What Terry also hopes will move from the margins is the idea that soul food can be healthy.
It's a stigma he attempted to negate in his 2009 book Vegan Soul Kitchen: Fresh, Healthy, and Creative African-American Cuisine. "Part of my desire to create that project was me being so angry at the way in which African-American cuisine is vilified, as the bain of African-American health," he says. The belief that soul food consists solely of deep-fried meats and sugary desserts simply isn't true. Nor is it true that most African-Americans are eating them with that kind of frequency.

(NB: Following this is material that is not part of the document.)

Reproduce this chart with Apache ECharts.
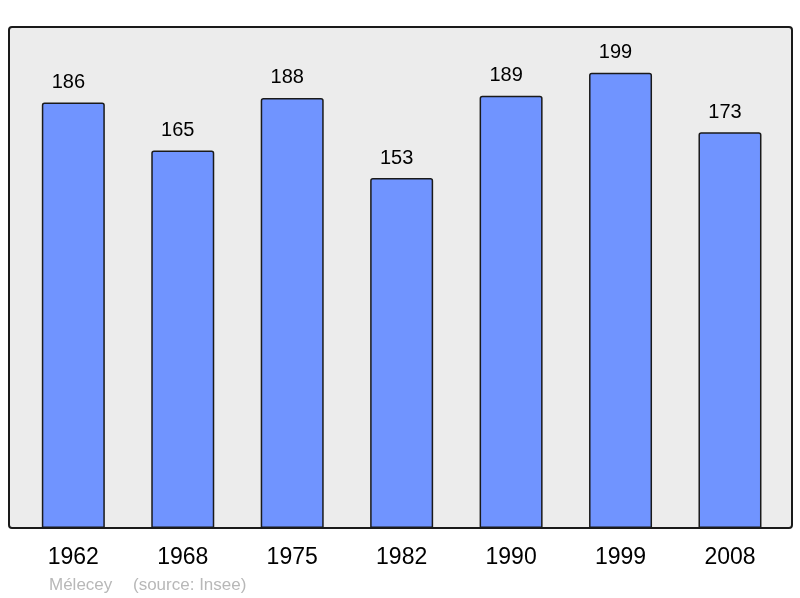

"When I consider my own family and the people in the community in which my family grew up, these are not the foods people ate on a daily basis -- as if people were eating fried chicken for breakfast and red velvet cake for lunch -- these were celebratory foods," he says.
To the contrary, Terry adds, the community relied on nutrient-dense leafy greens, tubers and legumes, foods that most physicians or advocates of sustainable eating would argue we all should be eating.
"My goal is to revive these traditions...and say no, African-Americans can have a healthful diet and we don't have to look any further than our own cultural food ways," Terry says. "I simply want to challenge people to move beyond obvious ingredients and dishes and discover the hidden narrative of African-American cooking."
Terry's fueling his mission from his own front yard, where he grows enough fruits and vegetables to share with family and friends. The rest gets prepped in a variety of Afro-Asian flavored dishes and served alongside the music, books and films that inspired them.
"One of the reasons I have suggested soundtracks and films and art and culture as a part of [The Inspired Vegan] is because that was just all in the context of eating in my home," Terry says, highlighting his family's musical heritage, including soul singer Ann Peebles (Terry's aunt) and Don Bryant, his uncle, who shared spots on Memphis' Hi Records with Al Green.
"At family gatherings," which he says included Sunday dinners, "people were singing, somebody was playing the piano, people were eating, so those things intersect for me."
Terry's "Detroit Harvest" menu, partially featured below, includes music suggestions from five Detroit artists including Aaliyah, The White Stripes and J Dilla, and books such as Grace Lee Boggs' Living For Change.
"There's this chasm in our contemporary society where food is on one side and art and culture and community is somewhere else. I'm part of this movement to reintegrate all of those things."